- 9 years ago
I created this account so I could post incognito because I’m a little embarrassed and ashamed to post this.
My fiance and I have been together for almost five years and will be getting married this coming summer. I could not ask for a better life partner – he is smart, driven, kind, generous, and loves me to death. We can talk for hours and hours about anything and I know we will always be able to. He’ll make a wonderful father. In short, we love each other very much.
However, I’ve recently started having intense, all-consuming thoughts about an old lover. I won’t say ex boyfriend because he was never really my boyfriend. I studied in France for awhile in college and met this guy…let’s call him J. For me, I was smitten at first sight. He was physically everything I had ever wanted in a man. There was a deep attraction. We went out on a few proper dates, but everytime I wouldn’t hear from him for weeks afterward. When I tried to contact him he was responsive, but he never took the initiative or else made excuses that he was busy, etc.

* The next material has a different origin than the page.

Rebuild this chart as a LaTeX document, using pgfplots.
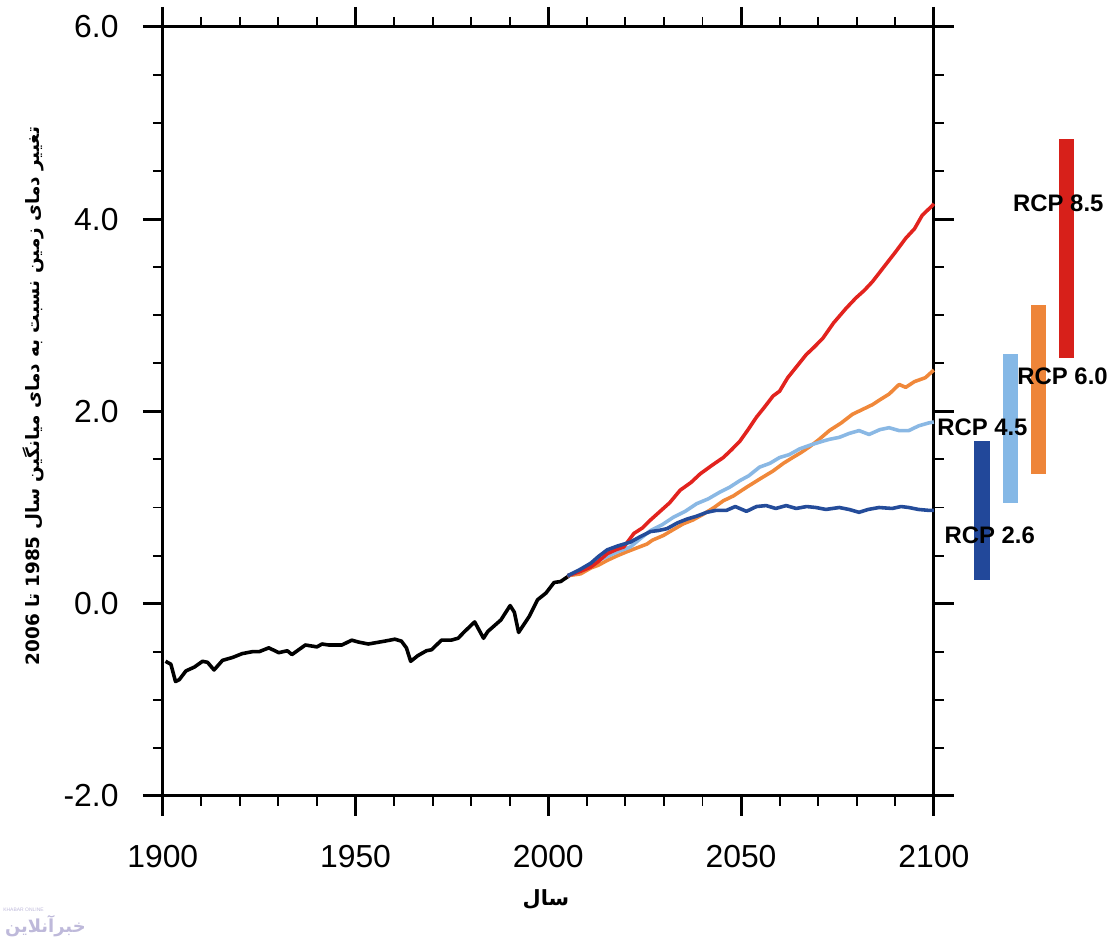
\documentclass[border=0pt]{standalone}
\usepackage{fontspec}
\setmainfont{Liberation Sans}
\newfontfamily\fa[Script=Arabic]{DejaVu Sans}
\TeXXeTstate=1
\usepackage{pgfplots}
\pgfplotsset{compat=1.18}
\definecolor{cred}{RGB}{226,35,30}
\definecolor{corange}{RGB}{240,136,58}
\definecolor{clblue}{RGB}{138,184,228}
\definecolor{cdblue}{RGB}{36,76,154}
\definecolor{bred}{RGB}{215,32,26}
\definecolor{borange}{RGB}{238,133,57}
\definecolor{blblue}{RGB}{133,184,230}
\definecolor{bdblue}{RGB}{34,72,154}
\definecolor{wm}{RGB}{190,185,218}
\begin{document}
\begin{tikzpicture}
\begin{axis}[
  at={(160pt,152pt)}, anchor=south west,
  width=775pt, height=773pt, scale only axis,
  xmin=1900, xmax=2100, ymin=-2, ymax=6,
  clip=false,
  xtick={1900,1950,2000,2050,2100},
  xticklabels={1900,1950,2000,2050,2100},
  ytick={-2,0,2,4,6},
  yticklabels={-2.0,0.0,2.0,4.0,6.0},
  minor x tick num=4, minor y tick num=3,
  tick align=outside,
  major tick length=20pt, minor tick length=10pt,
  axis line style={line width=3pt},
  every major tick/.style={black, line width=3pt},
  every minor tick/.style={black, line width=2pt},
  tick label style={font=\fontsize{32}{38}\selectfont},
  xticklabel style={yshift=-26pt},
  yticklabel style={xshift=-21pt},
  xlabel={\fa\bfseries\beginR سال\endR},
  ylabel={\fa\bfseries\beginR تغییر دمای زمین نسبت به دمای میانگین سال \beginL1985\endL{} تا \beginL2006\endL\endR},
  xlabel style={font=\fontsize{21}{24}\selectfont, at={(axis description cs:0.497,-0.135)}, anchor=center},
  ylabel style={font=\fontsize{18.5}{22}\selectfont, at={(axis description cs:-0.168,0.52)}, anchor=center},
]
% historical
\addplot[black, line width=3.6pt, line join=round] coordinates {
(1900.7,-0.60) (1902.1,-0.63) (1903.3,-0.81) (1904.3,-0.79) (1906,-0.70) (1908.2,-0.66)
(1910.3,-0.60) (1911.6,-0.61) (1913.3,-0.69) (1915.5,-0.59) (1918.1,-0.56) (1920.6,-0.52)
(1923.2,-0.50) (1925,-0.50) (1927.5,-0.46) (1930.1,-0.51) (1932.3,-0.49) (1933.5,-0.53)
(1937,-0.43) (1940,-0.45) (1941.3,-0.42) (1943,-0.43) (1946.5,-0.43) (1949,-0.38)
(1950.8,-0.40) (1953.3,-0.42) (1957.6,-0.39) (1960.2,-0.37) (1961.9,-0.39) (1963.2,-0.46)
(1964.3,-0.60) (1966.2,-0.54) (1968.4,-0.49) (1969.7,-0.48) (1972.3,-0.38) (1974.8,-0.38)
(1976.6,-0.36) (1978.3,-0.29) (1980.9,-0.19) (1983.2,-0.36) (1984.3,-0.29) (1987.7,-0.17)
(1990.1,-0.02) (1991.2,-0.09) (1992.3,-0.30) (1995.1,-0.13) (1997.2,0.04) (1999.4,0.11)
(2001.5,0.22) (2003.2,0.23) (2005.4,0.29)
};
% RCP 6.0
\addplot[corange, line width=3.6pt, line join=round] coordinates {
(2005,0.29) (2008.4,0.31) (2011,0.37) (2013,0.40) (2015.3,0.45) (2018,0.50) (2020.4,0.54)
(2023,0.58) (2025.6,0.62) (2027,0.66) (2029.9,0.71) (2032,0.76) (2035,0.83) (2037.5,0.87)
(2040.2,0.93) (2043,1.00) (2045.4,1.07) (2048,1.12) (2051.4,1.21) (2055,1.30) (2058.3,1.38)
(2061,1.46) (2063.4,1.52) (2065.5,1.57) (2067.7,1.63) (2070,1.70) (2072.9,1.80) (2076,1.88)
(2078.9,1.97) (2081.5,2.02) (2084.1,2.07) (2086,2.12) (2088.4,2.18) (2091,2.28) (2092.7,2.25)
(2095,2.31) (2097.8,2.35) (2100,2.43)
};
% RCP 4.5
\addplot[clblue, line width=3.6pt, line join=round] coordinates {
(2005,0.29) (2008,0.33) (2011,0.40) (2013,0.45) (2015.3,0.49) (2018,0.54) (2021.3,0.59)
(2024,0.68) (2026.5,0.76) (2029.5,0.82) (2032.5,0.90) (2035.5,0.96) (2038.5,1.04) (2041.5,1.09)
(2044.5,1.16) (2047,1.21) (2049.7,1.28) (2052,1.33) (2054.8,1.42) (2057.5,1.46) (2060,1.52)
(2062.5,1.55) (2065.2,1.61) (2068,1.65) (2071.2,1.69) (2073,1.71) (2075.5,1.73) (2078,1.77)
(2080.6,1.80) (2083.2,1.76) (2086,1.81) (2088.4,1.83) (2091,1.80) (2093.5,1.80) (2096.1,1.85)
(2098.7,1.88) (2100,1.89)
};
% RCP 8.5
\addplot[cred, line width=3.6pt, line join=round] coordinates {
(2005,0.29) (2008,0.33) (2011,0.38) (2013,0.44) (2015.3,0.52) (2017.5,0.56) (2019.6,0.59)
(2022.2,0.73) (2024.5,0.79) (2026.5,0.87) (2029,0.96) (2031.5,1.05) (2034.2,1.18) (2037,1.26)
(2039.4,1.35) (2042.5,1.44) (2045.4,1.52) (2047.5,1.60) (2049.7,1.69) (2052,1.82) (2054,1.94)
(2056,2.04) (2058.3,2.16) (2060,2.21) (2062.1,2.35) (2064.5,2.47) (2066.9,2.59) (2069,2.67)
(2071.2,2.76) (2074,2.92) (2077.2,3.07) (2079.8,3.18) (2082,3.26) (2084.1,3.35) (2087,3.50)
(2090.1,3.66) (2092.7,3.80) (2095,3.90) (2097,4.04) (2099.6,4.14) (2100,4.16)
};
% RCP 2.6
\addplot[cdblue, line width=3.6pt, line join=round] coordinates {
(2005,0.29) (2008,0.35) (2011,0.42) (2013,0.49) (2015.3,0.56) (2018,0.60) (2021.3,0.64)
(2024,0.70) (2026.5,0.75) (2028.5,0.76) (2030.8,0.78) (2033.5,0.84) (2036,0.88) (2038.5,0.91)
(2041.1,0.95) (2043.5,0.97) (2046.2,0.97) (2048.5,1.01) (2051.4,0.96) (2054,1.01) (2056.5,1.02)
(2059,0.99) (2061.7,1.02) (2064.3,0.99) (2067,1.01) (2069.4,1.00) (2072,0.98) (2075.5,1.00)
(2078,0.98) (2080.6,0.95) (2083,0.98) (2085.8,1.00) (2089.2,0.99) (2091.5,1.01) (2093.5,1.00)
(2096,0.98) (2098.7,0.97) (2100,0.97)
};
% range bars 2081-2100
\addplot[bdblue, line width=15.3pt, line cap=butt] coordinates {(2112.5,0.25) (2112.5,1.69)};
\addplot[blblue, line width=15.3pt, line cap=butt] coordinates {(2119.8,1.05) (2119.8,2.60)};
\addplot[borange, line width=15.3pt, line cap=butt] coordinates {(2127.1,1.35) (2127.1,3.11)};
\addplot[bred, line width=15.3pt, line cap=butt] coordinates {(2134.5,2.56) (2134.5,4.83)};
\node[font=\bfseries\fontsize{24}{28}\selectfont] at (axis cs:2132.3,4.16) {RCP 8.5};
\node[font=\bfseries\fontsize{24}{28}\selectfont] at (axis cs:2133.4,2.37) {RCP 6.0};
\node[font=\bfseries\fontsize{24}{28}\selectfont] at (axis cs:2112.6,1.83) {RCP 4.5};
\node[font=\bfseries\fontsize{24}{28}\selectfont] at (axis cs:2114.5,0.71) {RCP 2.6};
\end{axis}
\node[wm, font=\fontsize{5}{6}\selectfont] at (20pt,38pt) {KHABAR ONLINE};
\node[wm, font=\fa\bfseries\fontsize{18}{20}\selectfont] at (42pt,21pt) {\beginR خبرآنلاین\endR};
\path[use as bounding box] (0,0) rectangle (1111pt,952pt);
\end{tikzpicture}
\end{document}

We saw each other on and off for about a year. We only had sex once. All the other times we hung out, we would usually just meet up on nights when I was out and called him, and then we would go off somewhere just him & I, drink a bottle of wine and just kiss and make out until the sun came up. The passion I felt with him was the most intense passion I’ve ever felt with anyone. Just kissing him could set me on fire. I’ve never felt that passion with anyone else in my life.
However, after much thought, I realized that no matter how much I hoped to make J my boyfriend and hoped that he would want something serious with me, he never would. So I cut off contact with him. I moved on. I haven’t seen him in over five years.
Cut to present day: J and I found each other on Facebook a few years ago. We had one brief chat when we first became FB friends (maybe mildly flirtatious) but nothing since. However, a few weeks ago, I received a chat message from him asking me How I was doing, etc….I just said fine and logged off chat.
But since then, I have not been able to stop thinking about him. I look at his photos. I re-read my journal from way back when (where I wrote down, in detail, all our moments together). I fantasize about him. I wrote him a letter (that I won’t send) telling him how deep my feelings were for him back then and how I’ll always remember him.
I feel so guilty and crazy. From looking at his FB, the guy is clearly a permanent bachelor with no chance of settling down with anyone ever. I am sure he never really liked me on any serious level other than just a fling. Nothing will ever become of us, nor would I want it to, because there isn’t a whole lot between us emotionally other than an intense attraction and physical connection.
So why do I feel this way? I love my fiance and he is the person I want to make my life with. But I feel like I am channeling all my sexual desire into this fantasy man. I feel guilty and silly about it.
Has anyone ever gone through this or can relate? I personally think maybe because the finality of marriage and of never being with another guy again is kind of hitting me. I have a great sexual relationship with my Fiance but after five years together…that butterfly in your stomach buzz when you kiss just isn’t there. I think I am relying on the idea of a fantasy because it is safe and perfect – my Fiance has flaws, and things that annoy me, that a fantasy guy won’t ever have (even though if I were really with that guy seriously in real life I’m sure he would do the same kind of things to annoy me, like leave the toilet seat up and fart in bed).
So…yeah. I feel terrible and don’t want to act on these feelings but for the past few days they have been consuming me and they are all I can think of and I stay connected to FB chat half hoping he will message me so I can have a chance to talk to him. What do I do ??